I don’t know about you, but I’m a fan of having none of my convention’s attendees die.

So yeah, it’s time to talk. How drastic your conversation is depends on how bad things are where you are physically along with who might come to your event. If you’re an event like SXSW where people come from all over the world… consider not holding your event immediately. Postpone it if you can, but no event is worth people’s lives. If you’re a regional event, you need to look at the landscape. If you’re in a city or area with an active outbreak, do not hold your event, I beg of you.

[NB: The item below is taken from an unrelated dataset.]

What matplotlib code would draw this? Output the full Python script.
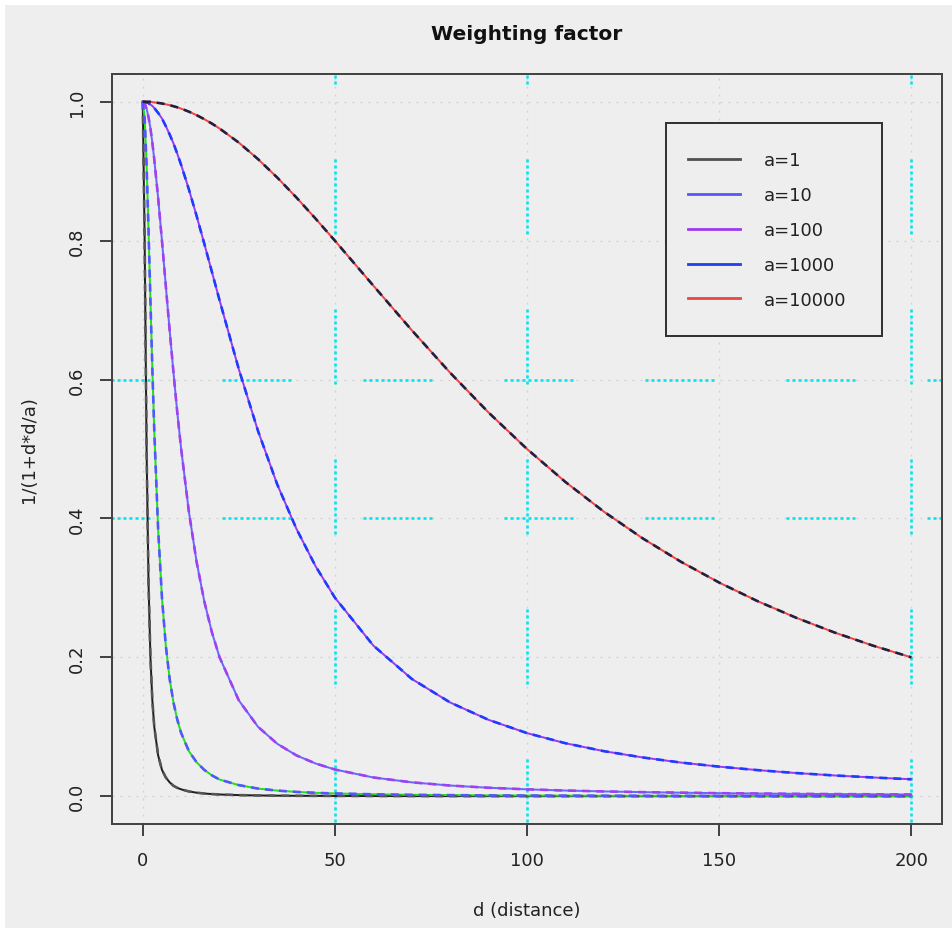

And Chuck Wendig has written several virus-related blog posts in the past 10 days, beginning with “Running A Con, Conference Or Festival In The Age Of A Burgeoning Pandemic!” These are things that convention guests will have on their minds:

e) Recognize that we’re probably anxious about this. Many of us will go to our events via two or more airports, likely international ones. We will then be at your event with hundreds to thousands of people. If we’re writers, we’re gonna be theoretically up close and personal with folks, signing their books, some want photos — and trust me, writers are already a pretty anxious lot. Our brains are carousels of crawling ants. We’re already imagining worse case scenarios. (Seriously, have you read Wanderers?) You talking to us about that before we have to talk to you about it would be very nice.

f) Recognize too we don’t want to get stuck anywhere. We have families! Pets! Extreme introversion! Note that some people who have traveled overseas have found themselves in exactly this scenario. Best case scenario, it’s a travel delay. Worst case, it’s full restriction or quarantine. Who knows how the fuck this current administration will bungle this up — they might not do anything, or they might clamp down hard when it’s not needed. Either way? We don’t wanna find out. So, what happens if it does? Are you gonna cover our hotels if we’re guests? One night? Ten? Certainly your responsibility ends somewhere, but I’d sure like you to be thinking about that.

Right now, all the choices are hard.